REQUEST: Repeat, exactly and in full, the lines of the listing below, but without any pictures.

SOURCE DATA:
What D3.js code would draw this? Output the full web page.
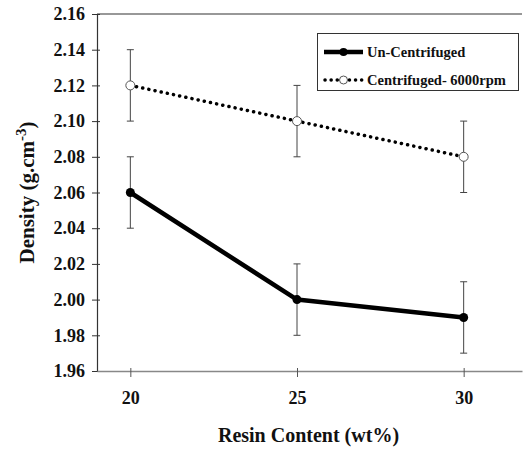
<!DOCTYPE html>
<html>
<head>
<meta charset="utf-8">
<script src="https://cdn.jsdelivr.net/npm/d3@7"></script>
<style>
  html, body { margin: 0; padding: 0; background: #fff; }
  svg { display: block; font-family: "Liberation Serif", "Times New Roman", serif; font-weight: bold; }
</style>
</head>
<body>
<svg id="chart" width="523" height="450"></svg>
<script>
const resin = [20, 25, 30];
const unCentrifuged = [2.06, 2.00, 1.99];
const unCentrifugedErr = [0.02, 0.02, 0.02];
const centrifuged = [2.12, 2.10, 2.08];
const centrifugedErr = [0.02, 0.02, 0.02];
const yTicks = [1.96, 1.98, 2.00, 2.02, 2.04, 2.06, 2.08, 2.10, 2.12, 2.14, 2.16];
const xTicks = [20, 25, 30];
const seriesNames = ["Un-Centrifuged", "Centrifuged- 6000rpm"];

const svg = d3.select("#chart");
const pL = 97, pR = 522, pT = 14, pB = 371;

const x = d3.scaleLinear().domain([19, 31.75]).range([pL, pR]);
const y = d3.scaleLinear().domain([1.96, 2.16]).range([pB, pT]);

// top frame line
svg.append("line").attr("x1", pL).attr("x2", pR).attr("y1", pT).attr("y2", pT)
  .attr("stroke", "#333").attr("stroke-width", 1.2);

// y axis
const yAx = svg.append("g").attr("transform", `translate(${pL},0)`)
  .call(d3.axisLeft(y).tickValues(yTicks).tickFormat(d3.format(".2f")).tickSize(5).tickSizeOuter(0).tickPadding(7));
yAx.select(".domain").attr("stroke", "#333").attr("stroke-width", 1.2);
yAx.selectAll(".tick line").attr("stroke", "#333");
yAx.selectAll(".tick").append("line").attr("x1", 0).attr("x2", 3).attr("stroke", "#333");
yAx.selectAll("text").attr("font-size", 18).attr("font-family", "Liberation Serif").attr("font-weight", "bold").attr("fill", "#111");

// x axis
const xAx = svg.append("g").attr("transform", `translate(0,${pB})`)
  .call(d3.axisBottom(x).tickValues(xTicks).tickFormat(d3.format("d")).tickSize(6).tickSizeOuter(0).tickPadding(14));
xAx.select(".domain").attr("stroke", "#888").attr("stroke-width", 1.5);
xAx.selectAll(".tick line").attr("stroke", "#555");
xAx.selectAll(".tick").append("line").attr("y1", 0).attr("y2", -3).attr("stroke", "#555");
xAx.selectAll("text").attr("font-size", 18).attr("font-family", "Liberation Serif").attr("font-weight", "bold").attr("fill", "#111");

// axis titles
svg.append("text").attr("x", (pL + pR) / 2 - 1).attr("y", 442).attr("text-anchor", "middle")
  .attr("font-size", 20).attr("fill", "#111").text("Resin Content (wt%)");

const yt = svg.append("text").attr("transform", `translate(34,${(pT + pB) / 2}) rotate(-90)`)
  .attr("text-anchor", "middle").attr("font-size", 21).attr("fill", "#111");
yt.append("tspan").text("Density (g.cm");
yt.append("tspan").attr("font-size", 15).attr("dy", -8).text("-3");
yt.append("tspan").attr("dy", 8).text(")");

// error bars
function errorBars(vals, errs) {
  const g = svg.append("g").attr("stroke", "#444").attr("stroke-width", 1);
  resin.forEach((r, i) => {
    const cx = x(r);
    g.append("line").attr("x1", cx).attr("x2", cx).attr("y1", y(vals[i] - errs[i])).attr("y2", y(vals[i] + errs[i]));
    g.append("line").attr("x1", cx - 3.5).attr("x2", cx + 3.5).attr("y1", y(vals[i] - errs[i])).attr("y2", y(vals[i] - errs[i]));
    g.append("line").attr("x1", cx - 3.5).attr("x2", cx + 3.5).attr("y1", y(vals[i] + errs[i])).attr("y2", y(vals[i] + errs[i]));
  });
}
errorBars(centrifuged, centrifugedErr);
errorBars(unCentrifuged, unCentrifugedErr);

const line = d3.line().x((d, i) => x(resin[i])).y(d => y(d));

svg.append("path").datum(unCentrifuged).attr("d", line).attr("fill", "none")
  .attr("stroke", "#000").attr("stroke-width", 4.5).attr("stroke-linejoin", "round");
svg.append("path").datum(centrifuged).attr("d", line).attr("fill", "none")
  .attr("stroke", "#000").attr("stroke-width", 3.5).attr("stroke-linecap", "round").attr("stroke-dasharray", "0.1 6.2");

svg.selectAll(".m1").data(unCentrifuged).enter().append("circle")
  .attr("cx", (d, i) => x(resin[i])).attr("cy", d => y(d)).attr("r", 4.5).attr("fill", "#000");
svg.selectAll(".m2").data(centrifuged).enter().append("circle")
  .attr("cx", (d, i) => x(resin[i])).attr("cy", d => y(d)).attr("r", 4.5).attr("fill", "#fff").attr("stroke", "#555").attr("stroke-width", 1);

// legend
const lg = svg.append("g");
lg.append("rect").attr("x", 317.5).attr("y", 33.5).attr("width", 201).attr("height", 57)
  .attr("fill", "#fff").attr("stroke", "#333").attr("stroke-width", 1);
const ly = [52, 80];
lg.append("line").attr("x1", 324).attr("x2", 363).attr("y1", ly[0]).attr("y2", ly[0])
  .attr("stroke", "#000").attr("stroke-width", 4.5);
lg.append("circle").attr("cx", 343.5).attr("cy", ly[0]).attr("r", 4).attr("fill", "#000");
lg.append("line").attr("x1", 325).attr("x2", 363).attr("y1", ly[1]).attr("y2", ly[1])
  .attr("stroke", "#000").attr("stroke-width", 3.5).attr("stroke-linecap", "round").attr("stroke-dasharray", "0.1 6");
lg.append("circle").attr("cx", 343.5).attr("cy", ly[1]).attr("r", 4).attr("fill", "#fff").attr("stroke", "#555");
seriesNames.forEach((n, i) => {
  lg.append("text").attr("x", 367).attr("y", ly[i] + 5).attr("font-size", 14.5).attr("fill", "#111").text(n);
});
</script>
</body>
</html>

WRITTEN SOLUTION:
What D3.js code would draw this? Output the full web page.
<!DOCTYPE html>
<html>
<head>
<meta charset="utf-8">
<script src="https://cdn.jsdelivr.net/npm/d3@7"></script>
<style>
  html, body { margin: 0; padding: 0; background: #fff; }
  svg { display: block; font-family: "Liberation Serif", "Times New Roman", serif; font-weight: bold; }
</style>
</head>
<body>
<svg id="chart" width="523" height="450"></svg>
<script>
const resin = [20, 25, 30];
const unCentrifuged = [2.06, 2.00, 1.99];
const unCentrifugedErr = [0.02, 0.02, 0.02];
const centrifuged = [2.12, 2.10, 2.08];
const centrifugedErr = [0.02, 0.02, 0.02];
const yTicks = [1.96, 1.98, 2.00, 2.02, 2.04, 2.06, 2.08, 2.10, 2.12, 2.14, 2.16];
const xTicks = [20, 25, 30];
const seriesNames = ["Un-Centrifuged", "Centrifuged- 6000rpm"];

const svg = d3.select("#chart");
const pL = 97, pR = 522, pT = 14, pB = 371;

const x = d3.scaleLinear().domain([19, 31.75]).range([pL, pR]);
const y = d3.scaleLinear().domain([1.96, 2.16]).range([pB, pT]);

// top frame line
svg.append("line").attr("x1", pL).attr("x2", pR).attr("y1", pT).attr("y2", pT)
  .attr("stroke", "#333").attr("stroke-width", 1.2);

// y axis
const yAx = svg.append("g").attr("transform", `translate(${pL},0)`)
  .call(d3.axisLeft(y).tickValues(yTicks).tickFormat(d3.format(".2f")).tickSize(5).tickSizeOuter(0).tickPadding(7));
yAx.select(".domain").attr("stroke", "#333").attr("stroke-width", 1.2);
yAx.selectAll(".tick line").attr("stroke", "#333");
yAx.selectAll(".tick").append("line").attr("x1", 0).attr("x2", 3).attr("stroke", "#333");
yAx.selectAll("text").attr("font-size", 18).attr("font-family", "Liberation Serif").attr("font-weight", "bold").attr("fill", "#111");

// x axis
const xAx = svg.append("g").attr("transform", `translate(0,${pB})`)
  .call(d3.axisBottom(x).tickValues(xTicks).tickFormat(d3.format("d")).tickSize(6).tickSizeOuter(0).tickPadding(14));
xAx.select(".domain").attr("stroke", "#888").attr("stroke-width", 1.5);
xAx.selectAll(".tick line").attr("stroke", "#555");
xAx.selectAll(".tick").append("line").attr("y1", 0).attr("y2", -3).attr("stroke", "#555");
xAx.selectAll("text").attr("font-size", 18).attr("font-family", "Liberation Serif").attr("font-weight", "bold").attr("fill", "#111");

// axis titles
svg.append("text").attr("x", (pL + pR) / 2 - 1).attr("y", 442).attr("text-anchor", "middle")
  .attr("font-size", 20).attr("fill", "#111").text("Resin Content (wt%)");

const yt = svg.append("text").attr("transform", `translate(34,${(pT + pB) / 2}) rotate(-90)`)
  .attr("text-anchor", "middle").attr("font-size", 21).attr("fill", "#111");
yt.append("tspan").text("Density (g.cm");
yt.append("tspan").attr("font-size", 15).attr("dy", -8).text("-3");
yt.append("tspan").attr("dy", 8).text(")");

// error bars
function errorBars(vals, errs) {
  const g = svg.append("g").attr("stroke", "#444").attr("stroke-width", 1);
  resin.forEach((r, i) => {
    const cx = x(r);
    g.append("line").attr("x1", cx).attr("x2", cx).attr("y1", y(vals[i] - errs[i])).attr("y2", y(vals[i] + errs[i]));
    g.append("line").attr("x1", cx - 3.5).attr("x2", cx + 3.5).attr("y1", y(vals[i] - errs[i])).attr("y2", y(vals[i] - errs[i]));
    g.append("line").attr("x1", cx - 3.5).attr("x2", cx + 3.5).attr("y1", y(vals[i] + errs[i])).attr("y2", y(vals[i] + errs[i]));
  });
}
errorBars(centrifuged, centrifugedErr);
errorBars(unCentrifuged, unCentrifugedErr);

const line = d3.line().x((d, i) => x(resin[i])).y(d => y(d));

svg.append("path").datum(unCentrifuged).attr("d", line).attr("fill", "none")
  .attr("stroke", "#000").attr("stroke-width", 4.5).attr("stroke-linejoin", "round");
svg.append("path").datum(centrifuged).attr("d", line).attr("fill", "none")
  .attr("stroke", "#000").attr("stroke-width", 3.5).attr("stroke-linecap", "round").attr("stroke-dasharray", "0.1 6.2");

svg.selectAll(".m1").data(unCentrifuged).enter().append("circle")
  .attr("cx", (d, i) => x(resin[i])).attr("cy", d => y(d)).attr("r", 4.5).attr("fill", "#000");
svg.selectAll(".m2").data(centrifuged).enter().append("circle")
  .attr("cx", (d, i) => x(resin[i])).attr("cy", d => y(d)).attr("r", 4.5).attr("fill", "#fff").attr("stroke", "#555").attr("stroke-width", 1);

// legend
const lg = svg.append("g");
lg.append("rect").attr("x", 317.5).attr("y", 33.5).attr("width", 201).attr("height", 57)
  .attr("fill", "#fff").attr("stroke", "#333").attr("stroke-width", 1);
const ly = [52, 80];
lg.append("line").attr("x1", 324).attr("x2", 363).attr("y1", ly[0]).attr("y2", ly[0])
  .attr("stroke", "#000").attr("stroke-width", 4.5);
lg.append("circle").attr("cx", 343.5).attr("cy", ly[0]).attr("r", 4).attr("fill", "#000");
lg.append("line").attr("x1", 325).attr("x2", 363).attr("y1", ly[1]).attr("y2", ly[1])
  .attr("stroke", "#000").attr("stroke-width", 3.5).attr("stroke-linecap", "round").attr("stroke-dasharray", "0.1 6");
lg.append("circle").attr("cx", 343.5).attr("cy", ly[1]).attr("r", 4).attr("fill", "#fff").attr("stroke", "#555");
seriesNames.forEach((n, i) => {
  lg.append("text").attr("x", 367).attr("y", ly[i] + 5).attr("font-size", 14.5).attr("fill", "#111").text(n);
});
</script>
</body>
</html>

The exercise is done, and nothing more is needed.